For sports fans out there though, one app that might be worth mentioning is the ESPN Score Center App. This program allows you to easily follow and receive the most comprehensive sports coverage imaginable, including tracking teams from over 500 leagues from MLB to NFL, and even sports like Cricket, Rugby, and Nascar.
I’ve really gotten to know the Spectrum well over the past few days and must admit, I really like it. It isn’t necessarily the most powerful phone out there, but it certainly performs quite admirably, offers 4G LTE and has a truly beautiful HD IPS display.
But how does it fare in benchmark test? I ran it through Quadrant Standard to give our users a better look. As you can see from the benchmark shot on the right, the Spectrum scored 2400, putting it just a little over Samsung’s Galaxy Tab. Keep in mind that is fairly impressive considering this is a smartphone, not a tablet. Notably, its CPU ranked 4071 and its 3D capabilities came in at 1448.
You will find that its Qualcomm MSM8660 1.5GHz dual-core processor and 1GB of RAM should be more than enough to compete even with many of the mid-range tablets out there. Overall, it’s quite an impressive phone in my personal opinion.
Unfortunately, I can’t say as much for its battery capabilities. In your pocket, with 4G LTE largely not active, and only occasional use, it can easily do around eight hours. Unfortunately, if you hit it hard with 4G LTE and other intensive tasks like HD, you’ll find yourself lucky to get much more than four hours.
This is pretty common with 4G LTE, which is known for its battery draining side affects. Although I’d love to see a better battery experience with 4G LTE running, for now you can always just disable the LTE when you aren’t using it.
How does the 4G LTE itself perform, though? First off, I live in a rural enough area that I had to head towards a friend in a bigger city just to find out. Once there though, I admit I was enthralled by the speed abilities, though it doesn’t take much to impress me because I’m used to only 3-4 Mbps speeds.
There were moments when I could only hit around 1.46 Mbps, but for the most part it averaged out over 10 Mbps. It even managed to get up to 30 Mbps at one point, which for someone used to 3-4 Mbps speeds was damn-near astounding.
While not all users will fall in love with the simple aesthetics of the LG Spectrum, I certainly found myself mesmerized by the overall experience I had. I enjoyed the HD capabilities and large screen, messing around with apps like the Siri-clone “Evi”, and playing with the camera. It certainly was a major step up from my older entry-level LG Optimus, that’s for sure (of course any phone would have been better than my older entry smartphone).
While I can’t get 4G LTE in my area, I spend a lot of time in the city and still get 3G near my home, so the bottom line is that 4G LTE support is very important for this phone, but it’s not the only feature worth noting on the device.

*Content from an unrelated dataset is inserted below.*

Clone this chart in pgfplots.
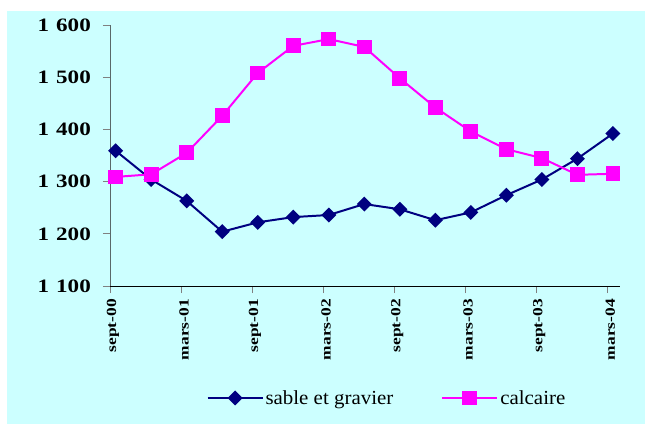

If you don’t like the looks of the phone, you’ll at least be won over by its high-end HD IPS display. The 4G LTE isn’t too bad either.
For those that want a little better aesthetics, you might want to check out the Droid RAZR. If you are upset about the battery life though? You won’t find anywhere better to turn if you are interested in 4G LTE, bad battery life seems to be the price you pay for speed, at least for now.